» **TO DO**
Return precisely the span of lines from the top of the material below to the line containing "const thresholdText = 'آستانه", both included. Pictures are excluded.
======== DATASET EXCERPT ========
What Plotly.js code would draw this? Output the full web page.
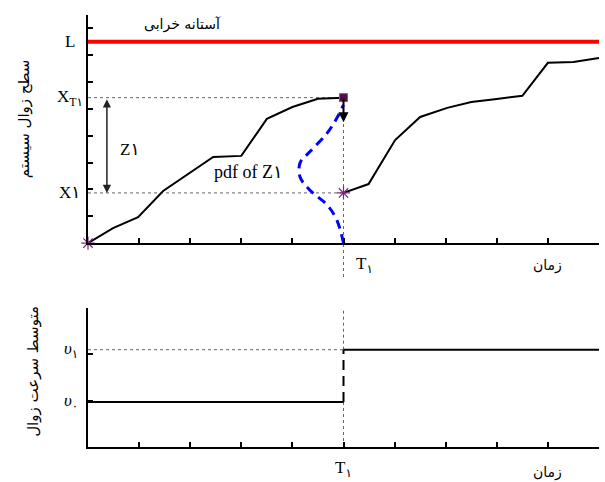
<!DOCTYPE html>
<html>
<head>
<meta charset="utf-8">
<script src="https://cdn.plot.ly/plotly-3.0.1.min.js"></script>
<style>html,body{margin:0;padding:0;background:#fff;}#chart{width:605px;height:482px;}</style>
</head>
<body>
<div id="chart"></div>
<script>
// ---- data ----
const T1 = 5;            // time of first inspection
const L = 7.5;           // failure threshold
const XT1 = 5.42;        // level at T1 (before reset)
const X1 = 1.87;         // level after T1
const timeBefore = [0, 0.49, 0.98, 1.47, 2.45, 3.0, 3.5, 4.0, 4.5, 5.0];
const levelBefore = [0, 0.56, 0.97, 1.94, 3.21, 3.25, 4.63, 5.07, 5.38, 5.42];
const timeAfter = [5.0, 5.49, 6.01, 6.5, 7.03, 7.5, 8.0, 8.5, 9.0, 9.5, 10];
const levelAfter = [1.87, 2.20, 3.84, 4.70, 5.04, 5.26, 5.37, 5.49, 6.72, 6.75, 6.90];
const pdfTime = [5.0, 4.87, 4.68, 4.34, 4.15, 4.15, 4.34, 4.68, 4.87, 5.0];
const pdfLevel = [0, 0.86, 1.42, 1.98, 2.46, 2.99, 3.40, 4.10, 4.66, 5.15];
const timeEnd = 10;
const v0 = 0.97;          // mean rate before T1
const v1 = 2.1;           // mean rate after T1
const xTicks = [0,1,2,3,4,5,6,7,8,9,10];
const yTicksTop = [0,1,2,3,4,5,6,7,8];
const yTicksBottom = [0,1,2,3];
const labelL = 'L', labelXT1 = 'X<sub>T۱</sub>', labelX1 = 'X۱';
const labelT1 = 'T<sub>۱</sub>', labelTime = 'زمان';
const labelV1 = '<i>υ</i><sub>۱</sub>', labelV0 = '<i>υ</i><sub>۰</sub>';
const titleTop = 'سطح زوال سیستم', titleBottom = 'متوسط سرعت زوال';
const thresholdText = 'آستانه خرابی', pdfText = 'pdf of Z۱', zText = 'Z۱';

const serif = 'Liberation Serif, Times New Roman, DejaVu Serif, DejaVu Sans, serif';
const fa = 'DejaVu Sans, Noto Sans, sans-serif';
const dotCol = '#666666';

const traces = [
  // threshold
  {x:[0, timeEnd], y:[L, L], mode:'lines', line:{color:'#ff0000', width:4}, xaxis:'x', yaxis:'y'},
  // dotted guides
  {x:[0, T1], y:[XT1, XT1], mode:'lines', line:{color:dotCol, width:1, dash:'dot'}, xaxis:'x', yaxis:'y'},
  {x:[0, T1], y:[X1, X1], mode:'lines', line:{color:dotCol, width:1, dash:'dot'}, xaxis:'x', yaxis:'y'},
  // pdf
  {x:pdfTime, y:pdfLevel, mode:'lines', line:{color:'#0000ff', width:3, dash:'9px,6px', shape:'spline'}, xaxis:'x', yaxis:'y'},
  // degradation paths
  {x:timeBefore, y:levelBefore, mode:'lines', line:{color:'#000', width:2}, xaxis:'x', yaxis:'y'},
  {x:timeAfter, y:levelAfter, mode:'lines', line:{color:'#000', width:2}, xaxis:'x', yaxis:'y'},
  // markers
  {x:[timeBefore[0], T1], y:[levelBefore[0], X1], mode:'markers', cliponaxis:false,
   marker:{symbol:'asterisk-open', size:11, color:'#7a2a7a', line:{color:'#7a2a7a', width:1.2}}, xaxis:'x', yaxis:'y'},
  {x:[T1], y:[XT1], mode:'markers', cliponaxis:false,
   marker:{symbol:'square', size:8, color:'#4a1248', line:{color:'#9a4a9a', width:1}}, xaxis:'x', yaxis:'y'},
  // bottom: rate
  {x:[0, T1], y:[v1, v1], mode:'lines', line:{color:dotCol, width:1, dash:'dot'}, xaxis:'x2', yaxis:'y2'},
  {x:[T1, T1], y:[0, v0], mode:'lines', line:{color:dotCol, width:1, dash:'dot'}, xaxis:'x2', yaxis:'y2'},
  {x:[T1, T1], y:[v1, 3], mode:'lines', line:{color:dotCol, width:1, dash:'dot'}, xaxis:'x2', yaxis:'y2'},
  {x:[T1, T1], y:[v0, v1], mode:'lines', line:{color:'#000', width:2, dash:'10px,6px'}, xaxis:'x2', yaxis:'y2'},
  {x:[0, T1], y:[v0, v0], mode:'lines', line:{color:'#000', width:2}, xaxis:'x2', yaxis:'y2'},
  {x:[T1, timeEnd], y:[v1, v1], mode:'lines', line:{color:'#000', width:2}, xaxis:'x2', yaxis:'y2'}
];

const axBase = {showgrid:false, zeroline:false, showline:true, linecolor:'#000', linewidth:2,
  ticks:'inside', ticklen:5, tickwidth:2, tickcolor:'#000', showticklabels:false, fixedrange:true};

const lblFont = {family:serif, size:17, color:'#000'};
const faFont = {family:fa, size:14, color:'#000'};
const C = {xanchor:'center', yanchor:'middle', showarrow:false};

const annotations = [
  Object.assign({}, C, {xref:'paper', yref:'y', x:0, y:L, xanchor:'right', xshift:-11, text:labelL, font:lblFont}),
  Object.assign({}, C, {xref:'paper', yref:'y', x:0, y:XT1, xanchor:'right', xshift:-3, text:labelXT1, font:lblFont}),
  Object.assign({}, C, {xref:'paper', yref:'y', x:0, y:X1, xanchor:'right', xshift:-6, text:labelX1, font:lblFont}),
  Object.assign({}, C, {xref:'x', yref:'paper', x:T1, y:0.421, xanchor:'left', xshift:10, text:labelT1, font:lblFont}),
  Object.assign({}, C, {xref:'x', yref:'paper', x:9.0, y:0.421, text:labelTime, font:faFont}),
  Object.assign({}, C, {xref:'x2', yref:'paper', x:T1, y:-0.051, text:labelT1, font:lblFont}),
  Object.assign({}, C, {xref:'x2', yref:'paper', x:9.0, y:-0.058, text:labelTime, font:faFont}),
  Object.assign({}, C, {xref:'paper', yref:'y2', x:0, y:v1, xanchor:'right', xshift:-8, text:labelV1, font:lblFont}),
  Object.assign({}, C, {xref:'paper', yref:'y2', x:0, y:v0, xanchor:'right', xshift:-8, text:labelV0, font:lblFont}),
  Object.assign({}, C, {xref:'paper', yref:'paper', x:-0.125, y:0.759, text:titleTop, textangle:-90, font:{family:fa, size:15, color:'#000'}}),
  Object.assign({}, C, {xref:'paper', yref:'paper', x:-0.108, y:0.176, text:titleBottom, textangle:-90, font:{family:fa, size:15, color:'#000'}}),
  Object.assign({}, C, {xref:'x', yref:'y', x:1.84, y:8.15, text:thresholdText, font:{family:fa, size:14, color:'#000'}}),
  Object.assign({}, C, {xref:'x', yref:'y', x:3.15, y:2.65, text:pdfText, font:{family:serif, size:18, color:'#000'}}),
  Object.assign({}, C, {xref:'x', yref:'y', x:0.82, y:3.47, text:zText, font:lblFont}),
  // arrows
  {xref:'x', yref:'y', axref:'x', ayref:'y', x:0.37, y:X1, ax:0.37, ay:XT1, text:'', showarrow:true,
   arrowside:'end+start', arrowhead:2, startarrowhead:2, arrowsize:1.1, startarrowsize:1.1, arrowwidth:1.5, arrowcolor:'#222', standoff:0, startstandoff:0},
  {xref:'x', yref:'y', axref:'x', ayref:'y', x:T1, y:4.5, ax:T1, ay:XT1, text:'', showarrow:true,
   arrowhead:2, arrowsize:1, arrowwidth:2, arrowcolor:'#000', standoff:0}
];

const shapes = [
  {type:'line', xref:'x', yref:'paper', x0:T1, x1:T1, y0:0.3935, y1:0.81, line:{color:dotCol, width:1, dash:'dot'}, layer:'below'}
];

const layout = {
  width:605, height:482, margin:{l:88, r:6, t:15, b:35},
  paper_bgcolor:'#fff', plot_bgcolor:'#fff', showlegend:false,
  xaxis:Object.assign({}, axBase, {domain:[0,1], range:[0,10], tickvals:xTicks, anchor:'y'}),
  yaxis:Object.assign({}, axBase, {domain:[0.472,1], range:[0,8.5], tickvals:yTicksTop, anchor:'x'}),
  xaxis2:Object.assign({}, axBase, {domain:[0,1], range:[0,10], tickvals:xTicks, anchor:'y2'}),
  yaxis2:Object.assign({}, axBase, {domain:[0,0.3218], range:[0,3], tickvals:yTicksBottom, anchor:'x2'}),
  annotations:annotations, shapes:shapes
};

Plotly.newPlot('chart', traces, layout, {staticPlot:true, displayModeBar:false});
</script>
</body>
</html>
========
» **EXERCISE RESPONSE**
What Plotly.js code would draw this? Output the full web page.
<!DOCTYPE html>
<html>
<head>
<meta charset="utf-8">
<script src="https://cdn.plot.ly/plotly-3.0.1.min.js"></script>
<style>html,body{margin:0;padding:0;background:#fff;}#chart{width:605px;height:482px;}</style>
</head>
<body>
<div id="chart"></div>
<script>
// ---- data ----
const T1 = 5;            // time of first inspection
const L = 7.5;           // failure threshold
const XT1 = 5.42;        // level at T1 (before reset)
const X1 = 1.87;         // level after T1
const timeBefore = [0, 0.49, 0.98, 1.47, 2.45, 3.0, 3.5, 4.0, 4.5, 5.0];
const levelBefore = [0, 0.56, 0.97, 1.94, 3.21, 3.25, 4.63, 5.07, 5.38, 5.42];
const timeAfter = [5.0, 5.49, 6.01, 6.5, 7.03, 7.5, 8.0, 8.5, 9.0, 9.5, 10];
const levelAfter = [1.87, 2.20, 3.84, 4.70, 5.04, 5.26, 5.37, 5.49, 6.72, 6.75, 6.90];
const pdfTime = [5.0, 4.87, 4.68, 4.34, 4.15, 4.15, 4.34, 4.68, 4.87, 5.0];
const pdfLevel = [0, 0.86, 1.42, 1.98, 2.46, 2.99, 3.40, 4.10, 4.66, 5.15];
const timeEnd = 10;
const v0 = 0.97;          // mean rate before T1
const v1 = 2.1;           // mean rate after T1
const xTicks = [0,1,2,3,4,5,6,7,8,9,10];
const yTicksTop = [0,1,2,3,4,5,6,7,8];
const yTicksBottom = [0,1,2,3];
const labelL = 'L', labelXT1 = 'X<sub>T۱</sub>', labelX1 = 'X۱';
const labelT1 = 'T<sub>۱</sub>', labelTime = 'زمان';
const labelV1 = '<i>υ</i><sub>۱</sub>', labelV0 = '<i>υ</i><sub>۰</sub>';
const titleTop = 'سطح زوال سیستم', titleBottom = 'متوسط سرعت زوال';
const thresholdText = 'آستانه خرابی', pdfText = 'pdf of Z۱', zText = 'Z۱';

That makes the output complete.